Sunday was like a wake, particularly when a slew of done-up churchgoers appeared shortly after noon. For many, it was hard to believe they wouldn’t see one another again. “Are you coming back today?” Emery asked a customer, Don Witten, when he took his bill to the register. “I’m not,” he said, hugging her. Witten, who had eaten at Honey’s every day, wasn’t sure where his next regular stop would be.

Dickerson hopes Honey’s will soon reopen under a different name. “This is the last chapter of this novel, but there’s a sequel yet to come,” he said.
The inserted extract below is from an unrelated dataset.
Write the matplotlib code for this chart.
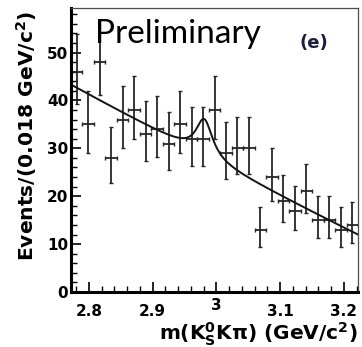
''' ########################### IMPORT MODULES ########################### '''
import numpy as np
import matplotlib as mpl
mpl.use('Agg')
import matplotlib.pyplot as pl
from matplotlib.ticker import MultipleLocator
from matplotlib.transforms import ScaledTranslation
from matplotlib.patches import Rectangle

''' ########################### DATA ########################### '''
# 25 bins of 0.018 GeV/c^2 from 2.772 to 3.222
bin_lo, bin_hi, n_bins = 2.772, 3.222, 25
counts = [46, 35, 48, 28, 36, 38, 33, 34, 31, 35, 32, 32, 38,
          29, 30, 30, 13, 24, 19, 17, 21, 15, 15, 13, 14]
# asymmetric (poisson) error bars
err_lo = [6.8, 5.9, 6.9, 5.3, 6.0, 6.1, 5.7, 5.8, 5.5, 5.9, 5.6, 5.6, 6.1,
          5.4, 5.4, 5.4, 3.6, 4.9, 4.3, 4.1, 4.5, 3.8, 3.8, 3.6, 3.7]
err_hi = [7.8, 7.0, 8.0, 6.4, 7.1, 7.2, 6.8, 6.9, 6.6, 7.0, 6.7, 6.7, 7.2,
          6.5, 6.6, 6.6, 4.7, 6.0, 5.4, 5.2, 5.7, 5.0, 5.0, 4.7, 4.8]

# fit curve: quadratic background (in m - 3.0) + Breit-Wigner at the eta_c
bkg_pars = [27.0, -69.5, 8.0]
bw_mass, bw_width, bw_amp = 2.981, 0.032, 7.8

x_ticks = [2.8, 2.9, 3.0, 3.1, 3.2]
x_ticklabels = ['2.8', '2.9', '3', '3.1', '3.2']
y_ticks = [0, 10, 20, 30, 40, 50]
y_lims = [0, 59.3]

''' ########################### FIGURE ########################### '''
mpl.rc('font', family='DejaVu Sans', weight='bold')
mpl.rc('axes', labelweight='bold')
mpl.rc('mathtext', fontset='dejavusans', default='bf')

W, H = 362, 347
fig = pl.figure(figsize=(W / 100, H / 100), dpi=100)
ax = fig.add_axes([71 / W, 55 / H, 287 / W, 284 / H])

width = (bin_hi - bin_lo) / n_bins
centers = bin_lo + width * (np.arange(n_bins) + 0.5)

ax.errorbar(centers, counts, yerr=[err_lo, err_hi], xerr=width / 2,
            fmt='none', ecolor='#262626', elinewidth=1.3, capsize=1.2,
            capthick=1.0)

xf = np.linspace(bin_lo, bin_hi, 400)
t = xf - 3.0
bkg = bkg_pars[0] + bkg_pars[1] * t + bkg_pars[2] * t ** 2
half = bw_width / 2
yf = bkg + bw_amp * half ** 2 / ((xf - bw_mass) ** 2 + half ** 2)
ax.plot(xf, yf, color='#141414', lw=1.4)

ax.set_xlim(bin_lo, bin_hi)
ax.set_ylim(y_lims)
ax.set_xticks(x_ticks)
ax.set_xticklabels(x_ticklabels)
ax.set_yticks(y_ticks)
ax.xaxis.set_minor_locator(MultipleLocator(0.02))
ax.yaxis.set_minor_locator(MultipleLocator(2))
ax.tick_params(which='both', direction='in', top=False, right=False,
               labelsize=11, colors='black')
ax.tick_params(which='major', length=7, width=1.2)
ax.tick_params(which='minor', length=4, width=1.0)
ax.tick_params(axis='x', pad=9)
ax.tick_params(axis='y', pad=2)

# ROOT draws the "3" a bit higher than the others
lbl3 = ax.get_xticklabels()[2]
lbl3.set_transform(lbl3.get_transform() +
                   ScaledTranslation(0, 5 / 72, fig.dpi_scale_trans))

for s in ['left', 'bottom']:
    ax.spines[s].set_linewidth(2.2)
    ax.spines[s].set_color('black')
for s in ['top', 'right']:
    ax.spines[s].set_linewidth(0.9)
    ax.spines[s].set_color('#4d4d4d')

ax.set_ylabel('Events/(0.018 GeV/c$^2$)', fontsize=14.6, fontweight='bold',
              loc='top')
ax.yaxis.set_label_coords(-0.113, 0.99)
ax.set_xlabel('m(K$^0_S$K\u03c0) (GeV/c$^2$)', fontsize=14.5,
              fontweight='bold', loc='right', va='top')
ax.xaxis.set_label_coords(1.0, -0.1)

# white patch under the overlaid "Preliminary" text
fig.patches.append(Rectangle((93 / W, (H - 43) / H), 172 / W, 28 / H,
                             transform=fig.transFigure, facecolor='white',
                             edgecolor='none', zorder=5))
fig.text(95 / W, (H - 43) / H, 'Preliminary', family='Lato',
         weight='normal', fontsize=24, va='baseline', ha='left', zorder=6)
fig.text(314 / W, (H - 43) / H, '(e)', fontsize=13, color='#1c1c3c',
         ha='center', va='center', zorder=6)

fig.savefig('out.png', dpi=100)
Employees, including Chamberlain and Emery, hope to follow him to his next venture.

On Sunday, Dickerson tried to keep up with his final rush. Though the regular five-page menu had been abbreviated to one printed sheet, then a dry-erase board, he found himself leaving to buy additional crates of eggs. Copies of the original laminated menu, which included the likes of eggs and bacon, hamburgers, steak-stir fry, Malibu chicken and “Why Yankees Come South” (country ham with red eye gravy, mashed potatoes and slaw), were sold for $10 each.

The line thinned shortly after 2 p.m., but customers continued steadily through the door until the end. Ruby Dunn, a former proofreader for The Herald-Sun who regularly ate at Honey’s before work and celebrated her birthday at the restaurant last week, arrived a few minutes before 3 p.m. and was thankful to find a table. “Anything for you, Ms. Ruby,” Chamberlain told her.

Earlier in the parking lot, Dickerson had wondered if he had a key to the restaurant, which traditionally only closed each year on Christmas Day. At 3:00, he and Chamberlain turned the lock.

Coffee still dripped into a Maxwell House pot, but the whirling toaster came to a halt. A man pulled on the restaurant’s double glass doors. “We’re closed, honey,” Chamberlain told him. Then, “I’m going to take a bit of a vacation.”

This article appeared in print with the headline “Three o’clock blues.”